[DATA]:
▬▬▬▬▬▬▬▬▬▬

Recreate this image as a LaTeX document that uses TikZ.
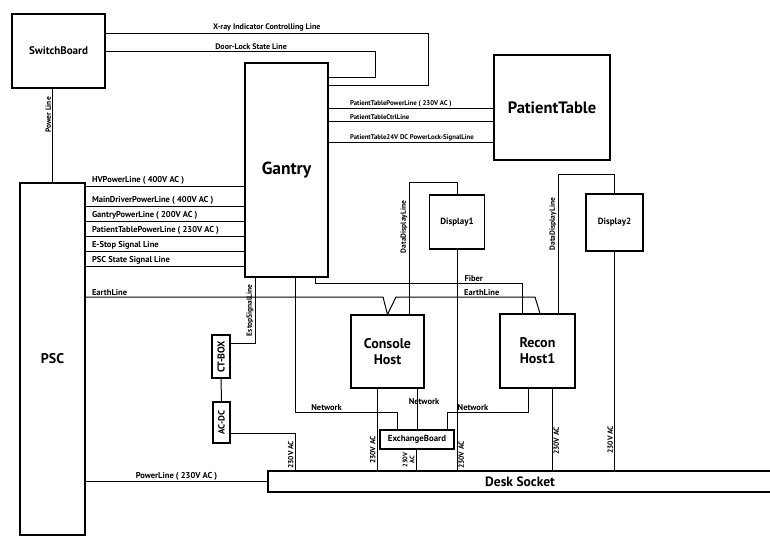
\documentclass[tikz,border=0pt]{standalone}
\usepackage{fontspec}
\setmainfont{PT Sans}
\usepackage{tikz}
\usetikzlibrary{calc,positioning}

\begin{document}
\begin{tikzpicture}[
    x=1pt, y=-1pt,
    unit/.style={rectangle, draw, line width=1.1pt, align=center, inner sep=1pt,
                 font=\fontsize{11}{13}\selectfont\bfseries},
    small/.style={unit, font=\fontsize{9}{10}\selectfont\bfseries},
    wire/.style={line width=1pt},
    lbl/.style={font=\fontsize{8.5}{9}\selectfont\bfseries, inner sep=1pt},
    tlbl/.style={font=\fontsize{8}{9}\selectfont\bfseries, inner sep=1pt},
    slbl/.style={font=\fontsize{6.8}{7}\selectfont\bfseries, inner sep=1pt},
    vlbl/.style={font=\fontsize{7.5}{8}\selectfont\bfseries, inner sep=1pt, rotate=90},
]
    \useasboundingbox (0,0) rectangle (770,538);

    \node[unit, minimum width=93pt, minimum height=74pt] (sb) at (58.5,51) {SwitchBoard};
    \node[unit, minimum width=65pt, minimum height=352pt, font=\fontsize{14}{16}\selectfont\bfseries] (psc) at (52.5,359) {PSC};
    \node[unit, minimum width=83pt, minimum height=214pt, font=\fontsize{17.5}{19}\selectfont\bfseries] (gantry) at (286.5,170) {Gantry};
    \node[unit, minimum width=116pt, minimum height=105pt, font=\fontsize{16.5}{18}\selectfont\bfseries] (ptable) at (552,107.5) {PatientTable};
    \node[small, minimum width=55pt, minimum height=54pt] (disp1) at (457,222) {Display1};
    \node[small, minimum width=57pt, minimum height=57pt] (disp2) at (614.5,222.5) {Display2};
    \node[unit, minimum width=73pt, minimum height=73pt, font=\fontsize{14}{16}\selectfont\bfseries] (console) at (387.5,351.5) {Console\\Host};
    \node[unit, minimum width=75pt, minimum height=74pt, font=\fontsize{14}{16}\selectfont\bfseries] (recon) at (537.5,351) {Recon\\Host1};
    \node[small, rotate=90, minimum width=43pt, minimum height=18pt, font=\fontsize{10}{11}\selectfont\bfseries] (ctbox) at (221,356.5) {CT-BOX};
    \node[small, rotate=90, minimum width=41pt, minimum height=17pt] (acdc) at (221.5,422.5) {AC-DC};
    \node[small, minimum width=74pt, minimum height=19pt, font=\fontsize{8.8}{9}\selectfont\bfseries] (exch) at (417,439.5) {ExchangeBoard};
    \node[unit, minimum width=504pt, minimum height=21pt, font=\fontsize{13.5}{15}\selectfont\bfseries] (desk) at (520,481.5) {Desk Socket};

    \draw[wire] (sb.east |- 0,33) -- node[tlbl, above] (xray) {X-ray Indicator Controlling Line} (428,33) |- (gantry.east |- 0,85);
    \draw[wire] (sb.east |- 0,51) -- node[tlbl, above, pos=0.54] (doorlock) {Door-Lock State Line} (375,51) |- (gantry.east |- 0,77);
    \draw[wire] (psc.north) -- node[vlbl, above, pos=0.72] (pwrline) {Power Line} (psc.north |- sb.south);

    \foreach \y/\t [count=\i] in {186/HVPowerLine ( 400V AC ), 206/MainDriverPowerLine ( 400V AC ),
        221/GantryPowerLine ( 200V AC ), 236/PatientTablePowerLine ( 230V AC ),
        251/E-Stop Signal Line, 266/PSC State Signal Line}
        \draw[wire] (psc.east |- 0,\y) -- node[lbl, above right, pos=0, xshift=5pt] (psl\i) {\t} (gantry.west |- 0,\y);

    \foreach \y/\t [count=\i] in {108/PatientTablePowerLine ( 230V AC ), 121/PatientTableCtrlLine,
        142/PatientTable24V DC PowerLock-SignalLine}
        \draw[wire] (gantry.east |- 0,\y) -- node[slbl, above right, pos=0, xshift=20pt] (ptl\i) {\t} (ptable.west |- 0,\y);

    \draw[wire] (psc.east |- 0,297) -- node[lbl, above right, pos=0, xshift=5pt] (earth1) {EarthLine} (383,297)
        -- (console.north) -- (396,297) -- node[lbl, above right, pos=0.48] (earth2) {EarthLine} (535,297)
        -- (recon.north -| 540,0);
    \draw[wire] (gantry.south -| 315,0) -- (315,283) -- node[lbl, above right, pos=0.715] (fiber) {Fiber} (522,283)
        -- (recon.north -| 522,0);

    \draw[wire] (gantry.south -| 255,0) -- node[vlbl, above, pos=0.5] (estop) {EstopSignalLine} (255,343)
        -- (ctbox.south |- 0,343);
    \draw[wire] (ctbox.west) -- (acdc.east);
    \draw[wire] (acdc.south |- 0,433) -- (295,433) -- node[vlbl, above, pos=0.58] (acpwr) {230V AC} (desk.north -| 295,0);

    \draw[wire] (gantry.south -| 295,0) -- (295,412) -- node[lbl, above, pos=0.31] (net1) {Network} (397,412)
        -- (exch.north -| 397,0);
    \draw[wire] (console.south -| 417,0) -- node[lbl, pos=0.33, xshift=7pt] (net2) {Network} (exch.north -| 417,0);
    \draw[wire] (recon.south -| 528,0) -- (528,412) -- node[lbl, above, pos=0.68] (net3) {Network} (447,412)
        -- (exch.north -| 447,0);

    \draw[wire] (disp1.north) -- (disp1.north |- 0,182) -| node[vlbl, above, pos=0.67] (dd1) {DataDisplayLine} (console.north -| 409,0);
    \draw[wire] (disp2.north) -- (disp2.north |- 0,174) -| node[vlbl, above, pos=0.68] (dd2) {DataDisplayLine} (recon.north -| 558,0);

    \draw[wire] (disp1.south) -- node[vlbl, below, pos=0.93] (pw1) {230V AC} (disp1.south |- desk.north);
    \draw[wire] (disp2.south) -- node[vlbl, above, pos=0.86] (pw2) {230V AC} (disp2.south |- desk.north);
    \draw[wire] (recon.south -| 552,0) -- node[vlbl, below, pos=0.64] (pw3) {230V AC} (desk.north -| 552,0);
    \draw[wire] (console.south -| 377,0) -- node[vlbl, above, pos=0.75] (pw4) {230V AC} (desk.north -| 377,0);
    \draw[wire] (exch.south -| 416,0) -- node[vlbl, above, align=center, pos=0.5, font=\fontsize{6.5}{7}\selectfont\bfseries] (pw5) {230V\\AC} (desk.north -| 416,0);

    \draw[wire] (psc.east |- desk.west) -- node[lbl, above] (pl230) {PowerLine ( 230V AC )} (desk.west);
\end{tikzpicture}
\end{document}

▬▬▬▬▬▬▬▬▬▬

[GIVEN TASK]:
Exactly as they appear, print the lines of the listing above from its first line through the line that contains "(0,0) rectangle (770,538);", minus the pictures.

[THE OUTPUT]:
Recreate this image as a LaTeX document that uses TikZ.
\documentclass[tikz,border=0pt]{standalone}
\usepackage{fontspec}
\setmainfont{PT Sans}
\usepackage{tikz}
\usetikzlibrary{calc,positioning}

\begin{document}
\begin{tikzpicture}[
    x=1pt, y=-1pt,
    unit/.style={rectangle, draw, line width=1.1pt, align=center, inner sep=1pt,
                 font=\fontsize{11}{13}\selectfont\bfseries},
    small/.style={unit, font=\fontsize{9}{10}\selectfont\bfseries},
    wire/.style={line width=1pt},
    lbl/.style={font=\fontsize{8.5}{9}\selectfont\bfseries, inner sep=1pt},
    tlbl/.style={font=\fontsize{8}{9}\selectfont\bfseries, inner sep=1pt},
    slbl/.style={font=\fontsize{6.8}{7}\selectfont\bfseries, inner sep=1pt},
    vlbl/.style={font=\fontsize{7.5}{8}\selectfont\bfseries, inner sep=1pt, rotate=90},
]
    \useasboundingbox (0,0) rectangle (770,538);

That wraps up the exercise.